## Aim of the exercise:
All lines from the beginning of the listing through the line with "['9ppm', '17ppm', '23ppm', '28ppm', '33ppm'];" are to be copied word for word; the pictures are not.
▽
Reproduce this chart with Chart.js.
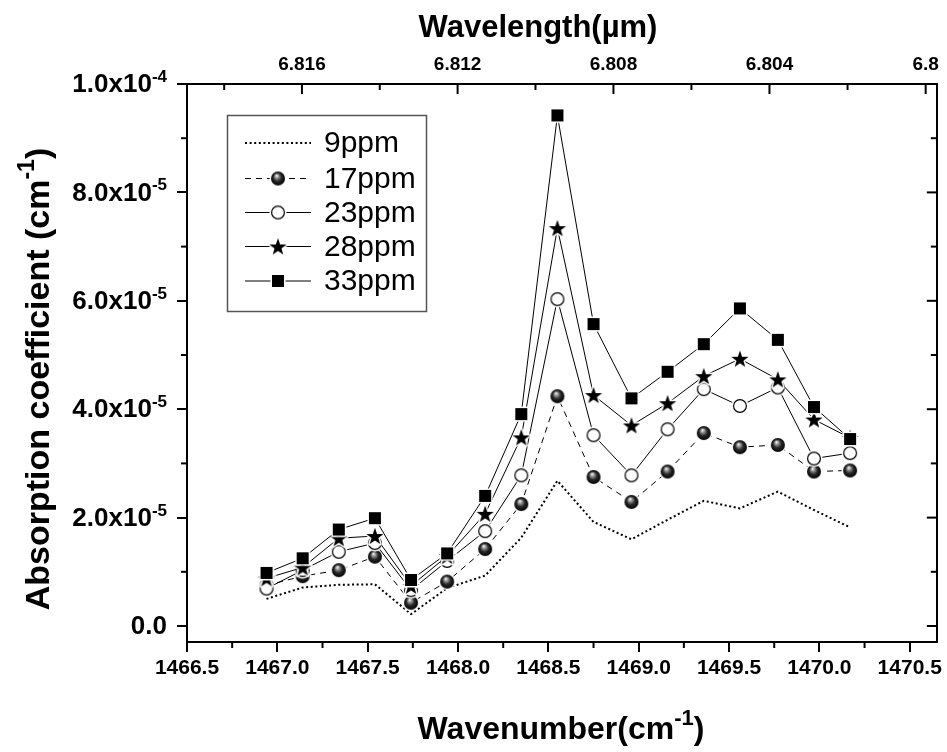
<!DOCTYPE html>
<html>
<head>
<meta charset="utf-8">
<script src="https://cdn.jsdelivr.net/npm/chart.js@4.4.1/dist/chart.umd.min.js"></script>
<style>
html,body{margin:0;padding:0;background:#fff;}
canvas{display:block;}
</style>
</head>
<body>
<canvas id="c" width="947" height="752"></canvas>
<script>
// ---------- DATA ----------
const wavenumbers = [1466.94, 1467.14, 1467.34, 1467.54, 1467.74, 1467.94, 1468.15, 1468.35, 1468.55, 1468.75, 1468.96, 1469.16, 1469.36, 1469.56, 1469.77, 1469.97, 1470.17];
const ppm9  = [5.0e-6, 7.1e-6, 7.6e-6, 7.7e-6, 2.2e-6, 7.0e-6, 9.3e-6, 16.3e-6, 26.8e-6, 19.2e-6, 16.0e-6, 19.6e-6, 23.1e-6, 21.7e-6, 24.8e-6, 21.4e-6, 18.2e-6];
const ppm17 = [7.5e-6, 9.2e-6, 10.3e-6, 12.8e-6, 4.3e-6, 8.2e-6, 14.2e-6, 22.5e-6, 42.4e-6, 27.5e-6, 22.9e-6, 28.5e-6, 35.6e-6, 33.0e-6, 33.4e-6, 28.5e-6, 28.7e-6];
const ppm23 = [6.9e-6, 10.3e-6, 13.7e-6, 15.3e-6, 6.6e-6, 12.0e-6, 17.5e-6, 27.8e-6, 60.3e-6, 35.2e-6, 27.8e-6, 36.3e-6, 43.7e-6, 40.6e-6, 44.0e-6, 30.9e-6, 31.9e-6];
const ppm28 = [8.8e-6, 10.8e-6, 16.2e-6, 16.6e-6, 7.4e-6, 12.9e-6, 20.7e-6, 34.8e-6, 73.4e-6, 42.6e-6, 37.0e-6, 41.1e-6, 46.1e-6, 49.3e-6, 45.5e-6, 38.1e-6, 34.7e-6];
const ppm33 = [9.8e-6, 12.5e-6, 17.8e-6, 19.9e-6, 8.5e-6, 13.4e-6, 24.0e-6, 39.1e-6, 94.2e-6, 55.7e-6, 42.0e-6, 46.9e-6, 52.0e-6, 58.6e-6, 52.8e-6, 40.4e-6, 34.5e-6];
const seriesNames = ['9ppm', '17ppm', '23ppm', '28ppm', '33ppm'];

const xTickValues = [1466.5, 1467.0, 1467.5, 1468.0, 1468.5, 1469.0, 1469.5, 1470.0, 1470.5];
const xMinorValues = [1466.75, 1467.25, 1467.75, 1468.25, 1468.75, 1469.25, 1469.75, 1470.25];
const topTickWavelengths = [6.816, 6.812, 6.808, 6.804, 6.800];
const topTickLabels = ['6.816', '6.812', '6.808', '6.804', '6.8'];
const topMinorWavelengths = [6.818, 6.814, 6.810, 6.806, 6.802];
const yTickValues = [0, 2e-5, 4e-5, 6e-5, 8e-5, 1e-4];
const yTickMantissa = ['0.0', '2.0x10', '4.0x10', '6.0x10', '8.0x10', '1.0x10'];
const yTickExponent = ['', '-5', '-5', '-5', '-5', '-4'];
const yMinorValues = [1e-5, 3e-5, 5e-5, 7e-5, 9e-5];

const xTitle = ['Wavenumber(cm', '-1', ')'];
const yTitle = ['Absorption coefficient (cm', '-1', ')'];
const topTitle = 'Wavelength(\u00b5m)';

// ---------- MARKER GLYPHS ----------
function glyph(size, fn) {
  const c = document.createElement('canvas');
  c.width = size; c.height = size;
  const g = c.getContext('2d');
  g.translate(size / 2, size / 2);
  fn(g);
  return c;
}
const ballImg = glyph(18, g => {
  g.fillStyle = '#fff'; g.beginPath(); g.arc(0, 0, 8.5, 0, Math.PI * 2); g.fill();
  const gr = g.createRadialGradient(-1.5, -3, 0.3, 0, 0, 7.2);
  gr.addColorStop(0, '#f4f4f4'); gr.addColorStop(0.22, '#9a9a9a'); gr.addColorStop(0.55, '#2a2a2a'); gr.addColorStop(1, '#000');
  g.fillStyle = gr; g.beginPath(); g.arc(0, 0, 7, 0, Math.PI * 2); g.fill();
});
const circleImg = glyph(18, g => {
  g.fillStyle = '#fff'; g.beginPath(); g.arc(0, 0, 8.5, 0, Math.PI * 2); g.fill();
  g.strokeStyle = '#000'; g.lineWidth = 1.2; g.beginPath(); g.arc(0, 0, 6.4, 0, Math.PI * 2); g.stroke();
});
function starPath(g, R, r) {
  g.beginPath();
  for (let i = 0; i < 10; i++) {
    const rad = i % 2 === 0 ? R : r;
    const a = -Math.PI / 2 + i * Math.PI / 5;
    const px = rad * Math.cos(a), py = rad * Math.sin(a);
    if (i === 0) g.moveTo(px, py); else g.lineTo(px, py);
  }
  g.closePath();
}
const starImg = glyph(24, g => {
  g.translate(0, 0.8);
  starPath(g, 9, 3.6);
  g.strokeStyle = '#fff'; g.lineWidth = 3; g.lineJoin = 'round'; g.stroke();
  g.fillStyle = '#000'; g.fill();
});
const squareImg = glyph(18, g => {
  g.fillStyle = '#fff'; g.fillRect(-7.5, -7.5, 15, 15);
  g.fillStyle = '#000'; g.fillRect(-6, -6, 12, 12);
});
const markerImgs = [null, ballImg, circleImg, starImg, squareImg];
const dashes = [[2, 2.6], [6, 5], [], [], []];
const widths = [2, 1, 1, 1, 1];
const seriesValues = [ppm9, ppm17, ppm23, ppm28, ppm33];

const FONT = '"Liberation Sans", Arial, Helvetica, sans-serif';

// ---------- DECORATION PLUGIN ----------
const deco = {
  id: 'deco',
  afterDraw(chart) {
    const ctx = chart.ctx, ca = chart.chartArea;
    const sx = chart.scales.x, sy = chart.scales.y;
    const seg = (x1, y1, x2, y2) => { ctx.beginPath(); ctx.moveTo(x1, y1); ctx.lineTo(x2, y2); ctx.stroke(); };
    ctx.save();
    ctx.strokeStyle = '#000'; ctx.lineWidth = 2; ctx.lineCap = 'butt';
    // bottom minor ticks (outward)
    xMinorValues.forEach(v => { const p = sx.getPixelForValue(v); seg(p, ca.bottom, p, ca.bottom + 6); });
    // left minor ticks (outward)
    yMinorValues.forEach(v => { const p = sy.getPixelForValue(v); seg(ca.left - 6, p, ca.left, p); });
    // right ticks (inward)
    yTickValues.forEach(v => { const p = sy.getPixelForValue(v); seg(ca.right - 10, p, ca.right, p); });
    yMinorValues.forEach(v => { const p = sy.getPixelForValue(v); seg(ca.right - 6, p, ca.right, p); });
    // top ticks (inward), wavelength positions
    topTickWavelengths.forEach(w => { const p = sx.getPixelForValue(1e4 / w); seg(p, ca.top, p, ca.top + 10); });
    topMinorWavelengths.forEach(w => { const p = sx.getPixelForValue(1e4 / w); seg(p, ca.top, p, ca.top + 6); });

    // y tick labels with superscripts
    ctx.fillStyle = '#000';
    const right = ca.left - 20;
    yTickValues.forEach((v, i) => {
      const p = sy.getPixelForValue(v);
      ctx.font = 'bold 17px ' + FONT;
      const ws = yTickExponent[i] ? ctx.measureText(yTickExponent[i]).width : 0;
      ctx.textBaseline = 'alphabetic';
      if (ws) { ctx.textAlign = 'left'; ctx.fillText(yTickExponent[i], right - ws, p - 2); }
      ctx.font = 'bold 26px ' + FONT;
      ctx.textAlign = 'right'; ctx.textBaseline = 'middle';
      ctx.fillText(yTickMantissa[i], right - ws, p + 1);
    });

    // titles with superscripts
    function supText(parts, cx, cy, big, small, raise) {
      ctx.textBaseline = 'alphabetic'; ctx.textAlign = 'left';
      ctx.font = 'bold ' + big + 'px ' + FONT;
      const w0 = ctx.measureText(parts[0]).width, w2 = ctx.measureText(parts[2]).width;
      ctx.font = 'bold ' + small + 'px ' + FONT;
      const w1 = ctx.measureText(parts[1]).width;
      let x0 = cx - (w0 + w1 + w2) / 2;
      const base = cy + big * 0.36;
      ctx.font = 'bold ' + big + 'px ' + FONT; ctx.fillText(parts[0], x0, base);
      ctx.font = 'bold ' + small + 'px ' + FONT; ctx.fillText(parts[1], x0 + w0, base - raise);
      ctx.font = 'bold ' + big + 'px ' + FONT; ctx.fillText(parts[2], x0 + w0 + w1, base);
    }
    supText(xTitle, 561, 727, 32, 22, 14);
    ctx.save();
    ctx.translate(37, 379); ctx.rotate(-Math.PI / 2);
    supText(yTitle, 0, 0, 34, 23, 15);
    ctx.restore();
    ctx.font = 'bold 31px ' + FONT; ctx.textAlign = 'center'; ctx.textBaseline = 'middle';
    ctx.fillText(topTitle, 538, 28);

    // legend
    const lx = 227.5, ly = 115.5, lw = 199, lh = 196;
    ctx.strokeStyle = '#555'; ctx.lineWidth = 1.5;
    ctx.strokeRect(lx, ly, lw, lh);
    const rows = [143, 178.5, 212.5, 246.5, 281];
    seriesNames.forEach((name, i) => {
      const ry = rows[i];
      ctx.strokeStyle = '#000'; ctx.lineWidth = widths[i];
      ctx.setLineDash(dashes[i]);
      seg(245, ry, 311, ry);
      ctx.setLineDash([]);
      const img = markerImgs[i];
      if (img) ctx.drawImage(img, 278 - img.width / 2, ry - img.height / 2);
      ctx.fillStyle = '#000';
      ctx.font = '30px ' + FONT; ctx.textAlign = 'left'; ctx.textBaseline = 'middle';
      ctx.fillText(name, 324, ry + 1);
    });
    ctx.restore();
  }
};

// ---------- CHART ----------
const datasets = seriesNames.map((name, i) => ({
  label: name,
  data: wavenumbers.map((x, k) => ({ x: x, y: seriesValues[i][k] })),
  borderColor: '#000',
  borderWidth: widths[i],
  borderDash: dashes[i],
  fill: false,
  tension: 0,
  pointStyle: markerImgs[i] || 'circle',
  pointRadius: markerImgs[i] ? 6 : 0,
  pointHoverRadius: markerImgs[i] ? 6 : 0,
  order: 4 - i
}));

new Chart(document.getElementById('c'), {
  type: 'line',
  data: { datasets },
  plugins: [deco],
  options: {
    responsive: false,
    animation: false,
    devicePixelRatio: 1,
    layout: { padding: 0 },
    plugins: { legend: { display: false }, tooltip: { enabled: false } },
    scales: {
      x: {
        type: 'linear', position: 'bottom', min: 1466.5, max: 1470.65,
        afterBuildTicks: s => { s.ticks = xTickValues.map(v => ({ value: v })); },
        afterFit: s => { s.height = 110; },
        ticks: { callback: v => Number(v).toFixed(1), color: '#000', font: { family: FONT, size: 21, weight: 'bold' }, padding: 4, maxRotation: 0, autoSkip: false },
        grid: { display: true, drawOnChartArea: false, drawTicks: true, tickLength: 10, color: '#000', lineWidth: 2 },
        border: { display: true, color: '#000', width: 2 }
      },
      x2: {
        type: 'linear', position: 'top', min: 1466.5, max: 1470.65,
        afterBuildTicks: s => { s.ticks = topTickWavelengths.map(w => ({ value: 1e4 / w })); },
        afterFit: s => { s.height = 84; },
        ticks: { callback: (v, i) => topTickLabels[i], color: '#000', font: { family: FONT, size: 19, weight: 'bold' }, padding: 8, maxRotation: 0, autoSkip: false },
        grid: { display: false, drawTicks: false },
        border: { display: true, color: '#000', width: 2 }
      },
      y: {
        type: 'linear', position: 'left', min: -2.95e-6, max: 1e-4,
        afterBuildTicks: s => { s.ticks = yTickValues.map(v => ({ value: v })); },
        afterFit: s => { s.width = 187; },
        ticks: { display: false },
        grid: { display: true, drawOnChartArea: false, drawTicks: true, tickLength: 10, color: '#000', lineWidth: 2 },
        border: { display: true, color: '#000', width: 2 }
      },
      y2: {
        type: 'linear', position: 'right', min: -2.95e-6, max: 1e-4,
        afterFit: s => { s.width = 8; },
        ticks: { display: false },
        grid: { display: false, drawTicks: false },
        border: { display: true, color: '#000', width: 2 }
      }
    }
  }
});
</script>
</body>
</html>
△
## Task result:
Reproduce this chart with Chart.js.
<!DOCTYPE html>
<html>
<head>
<meta charset="utf-8">
<script src="https://cdn.jsdelivr.net/npm/chart.js@4.4.1/dist/chart.umd.min.js"></script>
<style>
html,body{margin:0;padding:0;background:#fff;}
canvas{display:block;}
</style>
</head>
<body>
<canvas id="c" width="947" height="752"></canvas>
<script>
// ---------- DATA ----------
const wavenumbers = [1466.94, 1467.14, 1467.34, 1467.54, 1467.74, 1467.94, 1468.15, 1468.35, 1468.55, 1468.75, 1468.96, 1469.16, 1469.36, 1469.56, 1469.77, 1469.97, 1470.17];
const ppm9  = [5.0e-6, 7.1e-6, 7.6e-6, 7.7e-6, 2.2e-6, 7.0e-6, 9.3e-6, 16.3e-6, 26.8e-6, 19.2e-6, 16.0e-6, 19.6e-6, 23.1e-6, 21.7e-6, 24.8e-6, 21.4e-6, 18.2e-6];
const ppm17 = [7.5e-6, 9.2e-6, 10.3e-6, 12.8e-6, 4.3e-6, 8.2e-6, 14.2e-6, 22.5e-6, 42.4e-6, 27.5e-6, 22.9e-6, 28.5e-6, 35.6e-6, 33.0e-6, 33.4e-6, 28.5e-6, 28.7e-6];
const ppm23 = [6.9e-6, 10.3e-6, 13.7e-6, 15.3e-6, 6.6e-6, 12.0e-6, 17.5e-6, 27.8e-6, 60.3e-6, 35.2e-6, 27.8e-6, 36.3e-6, 43.7e-6, 40.6e-6, 44.0e-6, 30.9e-6, 31.9e-6];
const ppm28 = [8.8e-6, 10.8e-6, 16.2e-6, 16.6e-6, 7.4e-6, 12.9e-6, 20.7e-6, 34.8e-6, 73.4e-6, 42.6e-6, 37.0e-6, 41.1e-6, 46.1e-6, 49.3e-6, 45.5e-6, 38.1e-6, 34.7e-6];
const ppm33 = [9.8e-6, 12.5e-6, 17.8e-6, 19.9e-6, 8.5e-6, 13.4e-6, 24.0e-6, 39.1e-6, 94.2e-6, 55.7e-6, 42.0e-6, 46.9e-6, 52.0e-6, 58.6e-6, 52.8e-6, 40.4e-6, 34.5e-6];
const seriesNames = ['9ppm', '17ppm', '23ppm', '28ppm', '33ppm'];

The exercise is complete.